I for one would love a flannel shirt for my buttocks, for sitting on those cold, hard cement benches. If that’s what it is. Does anyone know what it does or is? Wrong or partially wrong answers only.
Someone couldn’t be bothered typing a letter to finish the word. Slack.
They purposely wanted to make it mysterious to gain more clicks.
Auto fill fail.
Hey Butto! here’s a flannel shirt for men.
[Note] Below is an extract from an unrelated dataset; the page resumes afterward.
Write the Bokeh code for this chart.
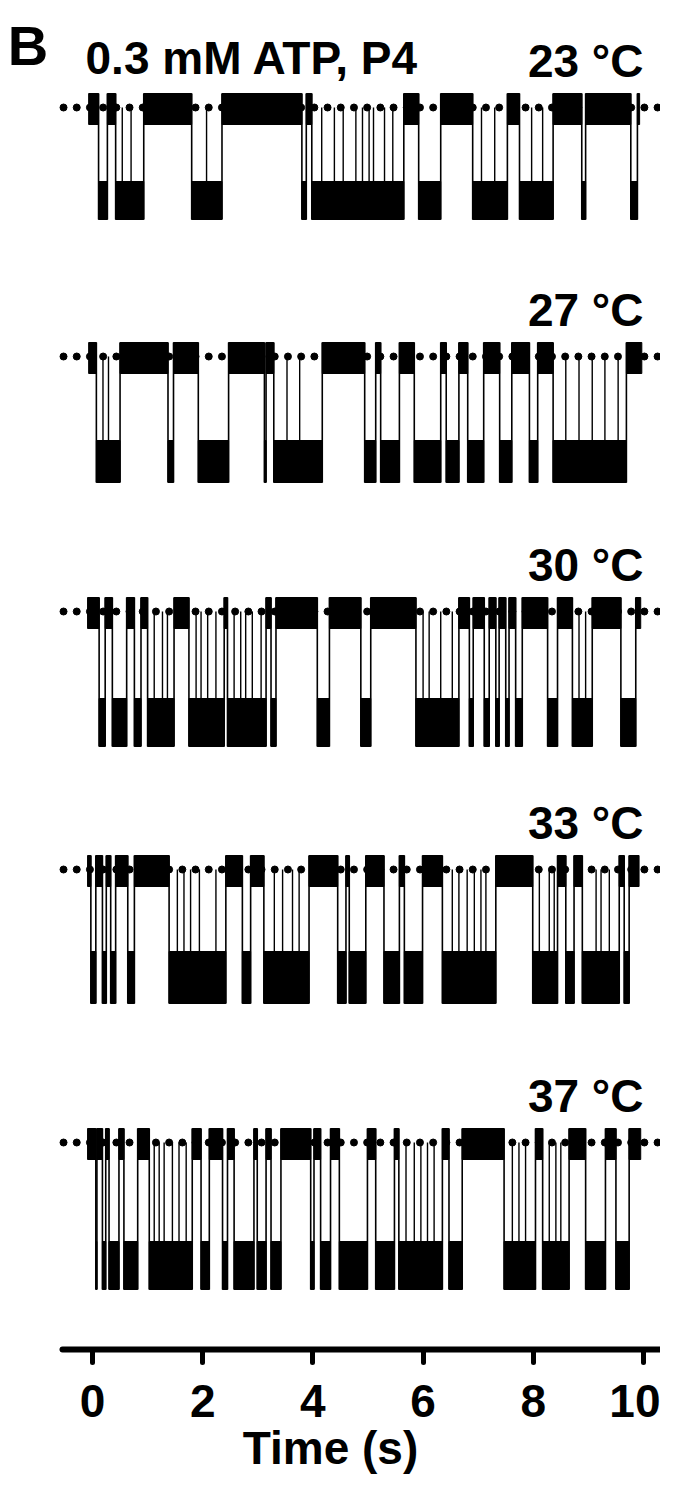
import numpy as np
from bokeh.plotting import figure
from bokeh.models import Range1d, FixedTicker
from bokeh.core.properties import value
from bokeh.embed import file_html
from bokeh.resources import INLINE

# ---------------- data ----------------
TITLE = "0.3 mM ATP, P4"
PANEL = "B"
TEMPS = ["23 °C", "27 °C", "30 °C", "33 °C", "37 °C"]
TICKS = [0, 2, 4, 6, 8, 10]

# unitary current amplitude (display units, downward = open)
AMPLITUDE = [0.93, 1.05, 1.11, 1.08, 1.23]
# record start / end (s)
REC_START = [-0.07, -0.07, -0.09, -0.09, -0.09]
REC_END = [9.93, 9.97, 9.95, 9.92, 9.95]

# open dwells (s): starts and ends
OPEN_23_START = [0.11, 0.42, 1.80, 3.80, 3.98, 5.92, 6.90, 7.75, 8.88, 9.77]
OPEN_23_END = [0.27, 0.93, 2.35, 3.88, 5.65, 6.32, 7.53, 8.36, 8.95, 9.89]
FLICK_23 = [0.54, 0.70, 2.07, 4.16, 4.39, 4.55, 4.78, 4.90, 5.02, 5.10, 5.30,
            5.45, 7.06, 7.30, 7.97, 8.17]

OPEN_27_START = [0.07, 1.37, 1.92, 3.12, 3.29, 4.94, 5.23, 5.84, 6.42, 6.81,
                 7.39, 7.93, 8.36]
OPEN_27_END = [0.50, 1.47, 2.47, 3.15, 4.17, 5.14, 5.57, 6.32, 6.65, 7.10,
               7.61, 8.08, 9.69]
FLICK_27 = [0.19, 0.29, 3.53, 3.76, 8.59, 8.83, 9.07, 9.30, 9.54]

OPEN_30_START = [0.12, 0.36, 0.76, 1.00, 1.75, 2.45, 3.24, 4.08, 4.87, 5.87,
                 6.84, 7.11, 7.32, 7.50, 7.68, 8.26, 8.71, 9.59]
OPEN_30_END = [0.23, 0.62, 0.88, 1.48, 2.39, 3.15, 3.33, 4.30, 5.05, 6.65,
               6.91, 7.20, 7.38, 7.56, 7.80, 8.44, 9.07, 9.86]
FLICK_30 = [1.12, 1.27, 1.36, 1.88, 1.97, 2.09, 2.24, 2.57, 2.69, 2.78, 2.90,
            3.06, 6.00, 6.11, 6.32, 6.53, 8.83, 8.95]

OPEN_33_START = [-0.03, 0.18, 0.33, 0.64, 1.39, 2.72, 3.11, 4.45, 4.66, 5.29,
                 5.66, 6.35, 7.99, 8.59, 8.89, 9.65]
OPEN_33_END = [0.06, 0.25, 0.42, 0.76, 2.42, 2.87, 3.93, 4.60, 4.96, 5.57,
               5.99, 7.32, 8.44, 8.74, 9.56, 9.74]
FLICK_33 = [1.54, 1.66, 1.78, 1.94, 2.24, 3.30, 3.45, 3.63, 3.75, 6.53, 6.65,
            6.80, 6.93, 7.05, 7.14, 8.11, 8.29, 8.38, 9.14, 9.23, 9.38]

OPEN_37_START = [0.06, 0.18, 0.30, 0.57, 1.03, 1.97, 2.36, 2.57, 2.99, 3.24,
                 3.96, 4.14, 4.48, 5.14, 5.56, 6.47, 7.47, 8.17, 8.95, 9.50]
OPEN_37_END = [0.08, 0.24, 0.48, 0.82, 1.81, 2.12, 2.45, 2.93, 3.15, 3.42,
               4.02, 4.32, 4.99, 5.48, 6.35, 6.71, 8.04, 8.65, 9.31, 9.74]
FLICK_37 = [1.12, 1.21, 1.30, 1.45, 1.57, 1.70, 5.69, 5.84, 5.96, 6.08, 6.20,
            7.62, 7.74, 7.86, 8.29, 8.41, 8.50]

OPEN_STARTS = [OPEN_23_START, OPEN_27_START, OPEN_30_START, OPEN_33_START, OPEN_37_START]
OPEN_ENDS = [OPEN_23_END, OPEN_27_END, OPEN_30_END, OPEN_33_END, OPEN_37_END]
FLICKS = [FLICK_23, FLICK_27, FLICK_30, FLICK_33, FLICK_37]

# ---------------- layout / style ----------------
OFFSETS = [-1.07, -3.56, -6.11, -8.69, -11.42]   # vertical placement of traces
CLOSED_UP = 0.14
CLOSED_DOWN = 0.17
OPEN_NOISE = [0.19, 0.21, 0.24, 0.26, 0.24]
LABEL_UP = 0.47
FONT_NAME = "Liberation Sans"
FONT = value(FONT_NAME)

p = figure(width=660, height=1490, output_backend="svg", toolbar_location=None,
           x_range=Range1d(-1.670, 10.309), y_range=Range1d(-13.49, 0.0),
           min_border_left=0, min_border_right=0, min_border_top=0,
           min_border_bottom=141)
p.outline_line_color = None
p.grid.visible = False
p.yaxis.visible = False
p.background_fill_color = "white"

dots = np.arange(-0.526, 10.30, 0.2396)
for i in range(5):
    base = OFFSETS[i]
    amp = AMPLITUDE[i]
    os_ = np.array(OPEN_STARTS[i])
    oe = np.array(OPEN_ENDS[i])
    cs = np.concatenate([[REC_START[i]], oe])
    ce = np.concatenate([os_, [REC_END[i]]])
    # dotted closed-level line
    p.scatter(dots, np.full(len(dots), base), size=7, color="black")
    # closed dwells
    p.quad(left=cs, right=ce, top=base + CLOSED_UP, bottom=base - CLOSED_DOWN,
           fill_color="black", line_color="black", line_width=1)
    # open dwells
    lvl = base - amp
    p.quad(left=os_, right=oe, top=lvl + OPEN_NOISE[i], bottom=lvl - OPEN_NOISE[i],
           fill_color="black", line_color="black", line_width=1)
    # transitions
    edges = np.concatenate([os_, oe])
    p.segment(x0=edges, y0=np.full(len(edges), base + CLOSED_UP),
              x1=edges, y1=np.full(len(edges), lvl - OPEN_NOISE[i]),
              line_color="black", line_width=1.6)
    # brief closures inside bursts
    f = np.array(FLICKS[i])
    p.segment(x0=f, y0=np.full(len(f), lvl), x1=f, y1=np.full(len(f), base),
              line_color="black", line_width=1.4)

# temperature labels
p.text(x=[10.0] * 5, y=[o + LABEL_UP for o in OFFSETS], text=TEMPS,
       text_font=FONT, text_font_style="bold", text_font_size="46px",
       text_align="right", text_baseline="alphabetic", text_color="black")
# title
p.text(x=[-0.127], y=[-0.57], text=[TITLE], text_font=FONT, text_font_style="bold",
       text_font_size="46px", text_align="left", text_baseline="alphabetic",
       text_color="black")
# panel letter
p.text(x=[-1.54], y=[-0.45], text=[PANEL], text_font=FONT, text_font_style="bold",
       text_font_size="56px", text_align="left", text_baseline="alphabetic",
       text_color="black")

ax = p.xaxis[0]
ax.bounds = (-0.544, 10.309)
ax.ticker = FixedTicker(ticks=TICKS)
ax.axis_line_width = 6
ax.axis_line_cap = "round"
ax.major_tick_line_width = 5
ax.major_tick_line_cap = "round"
ax.major_tick_in = 0
ax.major_tick_out = 13
ax.minor_tick_out = 0
ax.minor_tick_in = 0
ax.major_label_standoff = 22
ax.major_label_text_font = FONT_NAME
ax.major_label_text_font_style = "bold"
ax.major_label_text_font_size = "46px"
ax.major_label_text_color = "black"
ax.axis_label = "Time (s)"
ax.axis_label_standoff = 2
ax.axis_label_text_font = FONT_NAME
ax.axis_label_text_font_style = "bold"
ax.axis_label_text_font_size = "46px"
ax.axis_label_text_color = "black"

open("out.html", "w").write(file_html(p, INLINE))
Do you remember the garish red floral cushion I used to bring to general admission R.E.M. gigs? I bought it in Germany for 5 euros because I and a handful of other die hard fans would arrive at 9 am at the venue and I’m not standing around outside for hours. I took it to every R.E.M. gig. It’s hideous, but that doesn’t matter. I would suggest you park your buttocks, or butto on cush .Then get a wool plaid blanket and make yourself a kind of loincloth to keep cusho in place. If you’re serious, I’ll find cusho and mail it to you. It really does its job. It’s ugly but nice and thick. The blankie part is up to you. I think some kind of tartan would be super. HTH.
ETA- you can wrap the loincloth anyway you like. I suggest wrapping thighs for stability and added warmth. I don’t know how suitable this would be on public benches, but it would work a treat on your own premises.
I have a few questions. Does the flannel shirt have buttons? Do the buttons button up at the front or the back? How many buttons would one have to undo to go the bathroom?